Commençons par un bon.
Il enseignait l’anglais. Son nom est souvent mal orthographié. Voilà donc la bonne orthographe, dont je suis certain pour une excellente raison, c’est le seul professeur que j’ai revu après mon départ de Djidjelli. Il avait décidé de changer de travail, ou du moins d’essayer, et de larguer l’enseignement pour devenir inspecteur primaire (les intéressés ont horreur qu’on les appelle ainsi, il faudrait dire « inspecteur de l’enseignement primaire » ; mais leurs administrés utilisent le raccourci, à dessein probablement). Et c’est dans l’établissement où je poursuivais alors mes études, l’École Normale de Constantine, qu’il était venu passer l’examen pour accéder à cette fonction. J’avais donc lu son nom sur la liste des candidats.
Curieuse impression, soit dit en passant, que de voir un de ses anciens professeurs assis à une table d’examen pour y subir une épreuve. Je ne sais pas s’il a réussi, mais n’ai aucune raison de penser que non, car monsieur Pilhaud était intelligent. C’était aussi le seul maître qui nous respectait sans aucune restriction : pas une baffe, pas une injure, il ne criait jamais, ne se mettait en colère en aucune occasion. Un être civilisé, avec lequel on avait l’impression d’appartenir à l’humanité, pas à un troupeau d’ovins promis à la consommation des non-végétariens.
Nous n’étions toutefois pas certains que ses connaissances en anglais étaient inattaquables, car il fut un jour inspecté. Épisode assez délirant, puisque, ainsi que je l’ai rapporté dans une autre page, les inspections ne se produisaient jamais par surprise, à Djidjelli : les inspecteurs venaient de Constantine, et tout se savait longtemps à l’avance. Par conséquent, ceux qui allaient être mis sur la sellette se préparaient pour éviter toute déconvenue.

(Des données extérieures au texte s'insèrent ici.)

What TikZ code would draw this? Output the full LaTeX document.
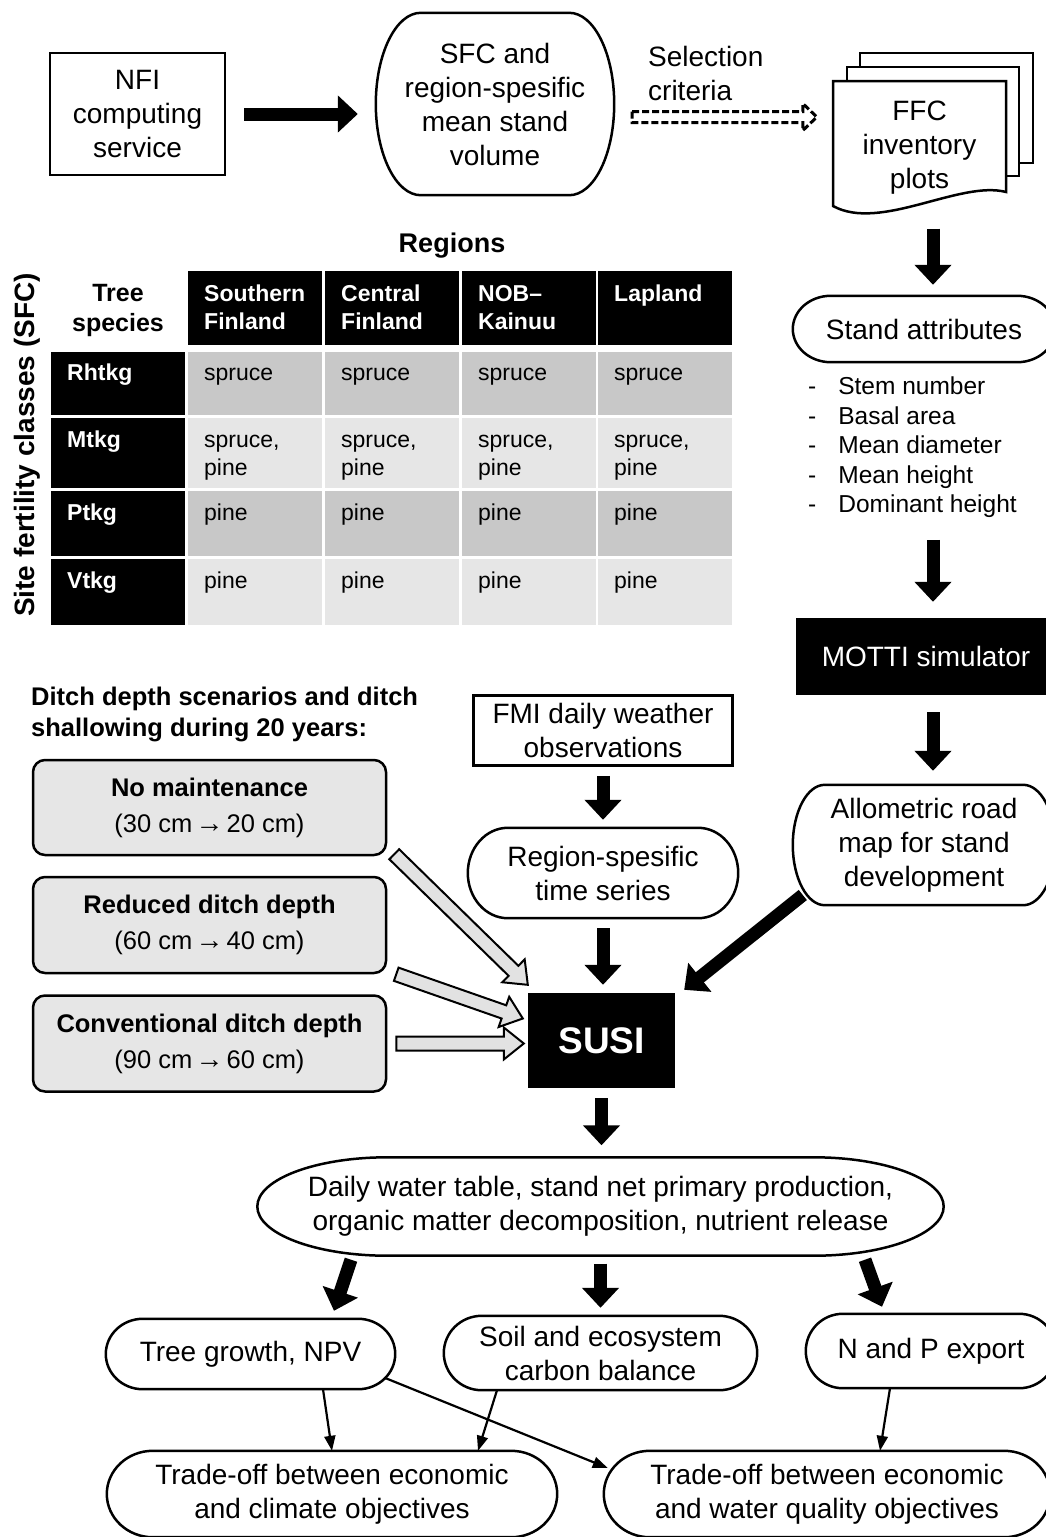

Dans le cas présent, dire que monsieur Pilhaud s’était préparé est un doux euphémisme, il avait littéralement mis en scène sa future inspection, et nous avait fait répéter nos rôles et nos dialogues comme une véritable pièce de théâtre, intonations comprises. Et, alors que son travail, d’habitude, le faisait passer de salle en salle selon le cours qu’il devait donner, on lui avait réservé, pour l’occasion, une salle de classe qu’il avait redécorée pour en faire un local prétendument réservé à l’enseignement de l’anglais – ce qui n’avait jamais existé jusqu’à ce jour. On pendit des banderoles, on placarda aux murs des tableaux de vocabulaire anglais, on planta de petits Union Jack, on afficha la photo de la nouvelle reine d’Angleterre à la place d’honneur... C’était trop beau pour être vrai. Dialogues, décor, il ne manquait que les costumes, mais là, notre professeur n’osa pas nous faire revêtir des kilts ! (À supposer qu’un kilt puisse « revêtir » qui que ce soit)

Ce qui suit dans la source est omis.